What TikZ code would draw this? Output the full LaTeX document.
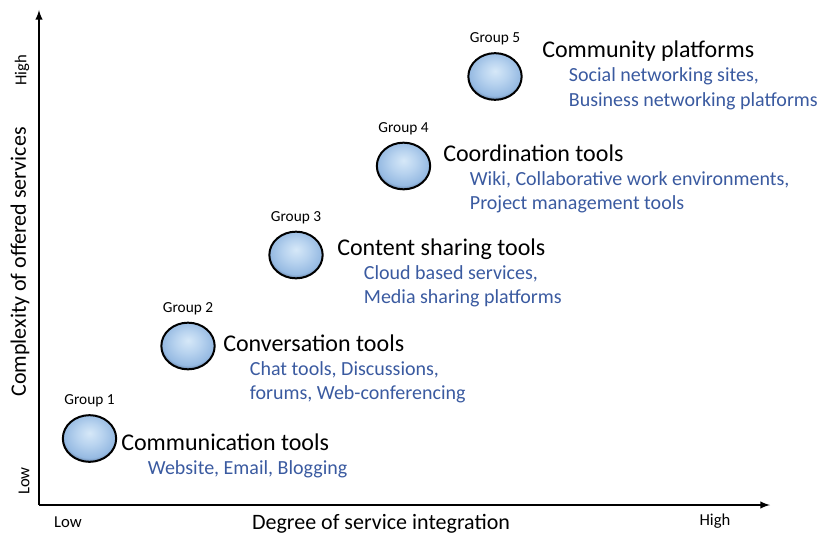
\documentclass[tikz,border=0pt]{standalone}
\usepackage{fontspec}
\setmainfont{Carlito}
\usetikzlibrary{shapes,arrows}
\usetikzlibrary{positioning}
\definecolor{itemblue}{RGB}{58,90,160}
\definecolor{ballhi}{RGB}{214,232,248}
\definecolor{ballmid}{RGB}{184,211,239}
\definecolor{balledge}{RGB}{150,186,226}
\definecolor{balldark}{RGB}{80,105,140}
\pgfdeclareradialshading{groupball}{\pgfpoint{0bp}{6bp}}{color(0bp)=(ballhi); color(12bp)=(ballmid); color(24bp)=(balledge); color(29bp)=(balldark); color(50bp)=(balldark)}
\newcommand{\examples}[1]{\begin{tabular}[t]{@{}l@{}}#1\end{tabular}}
\tikzstyle{ball} = [ellipse, draw=black, line width=1.5pt, minimum width=40pt, minimum height=35pt, shading=groupball]
\tikzstyle{tag} = [font=\fontsize{11.5}{13}\selectfont, inner sep=0pt]
\tikzstyle{head} = [font=\fontsize{18}{21}\selectfont, anchor=base west, inner sep=0pt]
\tikzstyle{items} = [font=\fontsize{15}{18}\selectfont, text=itemblue, inner sep=0pt]
\tikzstyle{axis} = [font=\fontsize{16.5}{19}\selectfont, inner sep=0pt]
\tikzstyle{level} = [font=\fontsize{12.5}{14}\selectfont, inner sep=0pt]

\begin{document}
\begin{tikzpicture}[x=0.75pt, y=-0.75pt, >=latex]
   \useasboundingbox (0,0) rectangle (824,535);
   % Axes
   \coordinate (o) at (39,505);
   \coordinate (ytop) at (39,10);
   \coordinate (xend) at (770,505);
   \draw[->, line width=1.5pt] (o) -- (ytop);
   \draw[->, line width=1.5pt] (o) -- (xend);
   \node [axis, rotate=90] (ylab) at (20,262) {Complexity of offered services};
   \node [level, rotate=90] (yhigh) at (22,70) {High};
   \node [level, rotate=90] (ylow) at (24,481) {Low};
   \node [axis] (xlab) at (381,524) {Degree of service integration};
   \node [level] (xlow) at (68,522) {Low};
   \node [level] (xhigh) at (715,521) {High};
   % Place groups
   \node [ball] (g1) at (89.5,438.5) {};
   \node [ball] (g2) at (188,346) {};
   \node [ball] (g3) at (296,255) {};
   \node [ball] (g4) at (403.5,166) {};
   \node [ball] (g5) at (495,76.5) {};
   \node [tag, above = 5pt of g1] (tag1) {Group 1};
   \node [tag, above = 5pt of g2] (tag2) {Group 2};
   \node [tag, above = 5pt of g3] (tag3) {Group 3};
   \node [tag, above = 5pt of g4] (tag4) {Group 4};
   \node [tag, above = 5pt of g5] (tag5) {Group 5};
   % Headings and examples
   \node [head] (t1) at (121,450) {Communication tools};
   \node [head] (t2) at (223,351) {Conversation tools};
   \node [head] (t3) at (337,255) {Content sharing tools};
   \node [head] (t4) at (443,161) {Coordination tools};
   \node [head] (t5) at (542,58) {Community platforms};
   \node [items, below right = 18pt and 20pt of t1.base west, anchor=base west] (i1) {\examples{Website, Email, Blogging}};
   \node [items, below right = 18pt and 20pt of t2.base west, anchor=base west] (i2) {\examples{Chat tools, Discussions,\\forums, Web-conferencing}};
   \node [items, below right = 18pt and 20pt of t3.base west, anchor=base west] (i3) {\examples{Cloud based services,\\Media sharing platforms}};
   \node [items, below right = 18pt and 20pt of t4.base west, anchor=base west] (i4) {\examples{Wiki, Collaborative work environments,\\Project management tools}};
   \node [items, below right = 18pt and 20pt of t5.base west, anchor=base west] (i5) {\examples{Social networking sites,\\Business networking platforms}};
\end{tikzpicture}
\end{document}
══════
**What needs to be done:**
Exactly how many lines of the listing above contain the string "draw"? Give no more than the number.

**The output:**
4